In 2002 the BBC reported that an individual named Mohammed Rahim" was one of the Taliban senior leader Mohammed Omar's drivers.[13] According to the BBC, in an interview with Reuters in January 2002, Mohammed Rahim described how the Taliban's senior leader escaped two American missile strikes.
In his interview Mohammed Rahim said that when Mohammed Omar's home in Kandahar was hit by a missile strike he engaged him to drive his taxi, containing Mohammed Omar, his second wife, and several of his children to Sangisar, an hour away.[13] Almost immediately after their arrival, and exit from his taxi, it too was struck by a missile. The missile struck the taxi, nothing else in the village was targeted.
Mohammed Rahim said he fled one way, and Mohammed Omar fled another, and that this was his last contact with him.[13]
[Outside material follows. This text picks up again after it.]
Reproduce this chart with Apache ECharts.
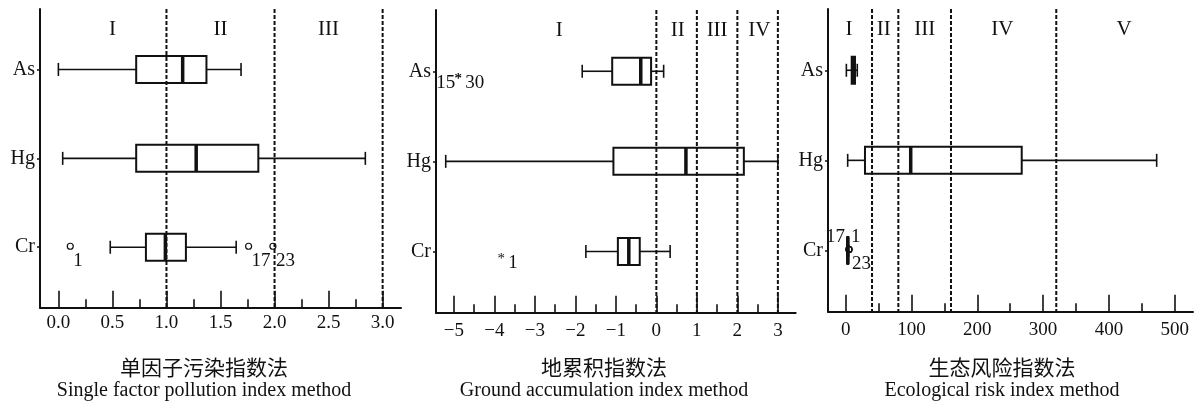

In August 2009 formerly classified documents about the CIA's use of extended interrogation techniques were made public when the judicial branch upheld Freedom of Information Act requests.[14] On August 27, 2009, Pamela Hess and Devlin Barrett, of the Associated Press, reported that in late 2007 the CIA subjected a captive was chained to the floors and walls of his cell, and subjected to extended sleep deprivation. They noted while the captive's name was withheld Al-Afghani was the only captive known to have been in CIA custody at the time of the use of these techniques. They noted that the Bush Presidency had publicly abandoned the use of these techniques, but an exception was made because government lawyers had given the CIA permission.
The captive had his hands chained above the level of his heart.[14] He was made to wear diapers, so he would not have to be unbound for bathroom breaks. When observers watching over closed-circuit TV saw him start to fall asleep they were able to wake him by remotely jerking his shackles. When he developed edema, swelling of the legs, a common consequence of the use of these techniques he was shifted to being bound to a low stool, still with his hands bound above the level of his heart.